Aideu Nilambar Handique (1915 – 17 December 2002) was the first film actress of Assamese cinema. She starred in the film Joymoti (1935) directed by Jyoti Prasad Agarwala.

==Personal life==
Aideu Handique was born on 1915 in Betioni Handique Gaon, Golaghat, Assam to Nilambar Handique and Malakhi Handique in an Assamese family. She remained unmarried because she referred to the co-actor assuming the role of her character's husband as Bongohordeo (Assamese for husband) in the film. Unfortunately, the general public perceived Handique as having violated a cultural taboo and she was, consequently, shunned by neighbors and would sink into solitude and obscurity.

== Recognition ==
She never acted after Joymoti again except for a minuscule role in the film Ganga Siloni and a guest appearance in a film made on her life.
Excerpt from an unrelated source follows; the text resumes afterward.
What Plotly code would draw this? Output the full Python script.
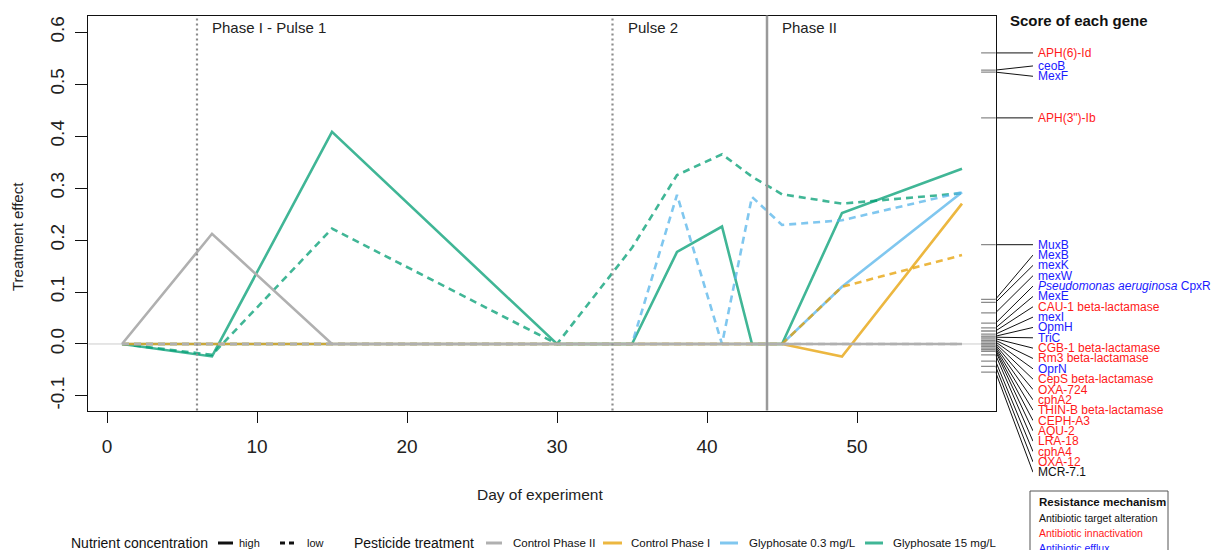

In 1985, when Assam celebrated the golden jubilee of the state's cinema, her role was acknowledged. The East Indian Motion Picture Association had gifted Aideu a wheelchair. The Assam Government, much later, gave her Rs.1,500 a month as pension. It also recommended her name for Padmashri, but was denied the award because she had done only one film. In 1991, a girls' school was named after her in her village.

An Assamese film Aideu (Behind the Screen) was made on Aideu Handique tragic life and times of the first Assamese film actress by Arup Manna which was released in Mumbai International Film Festival on 8 February 2007.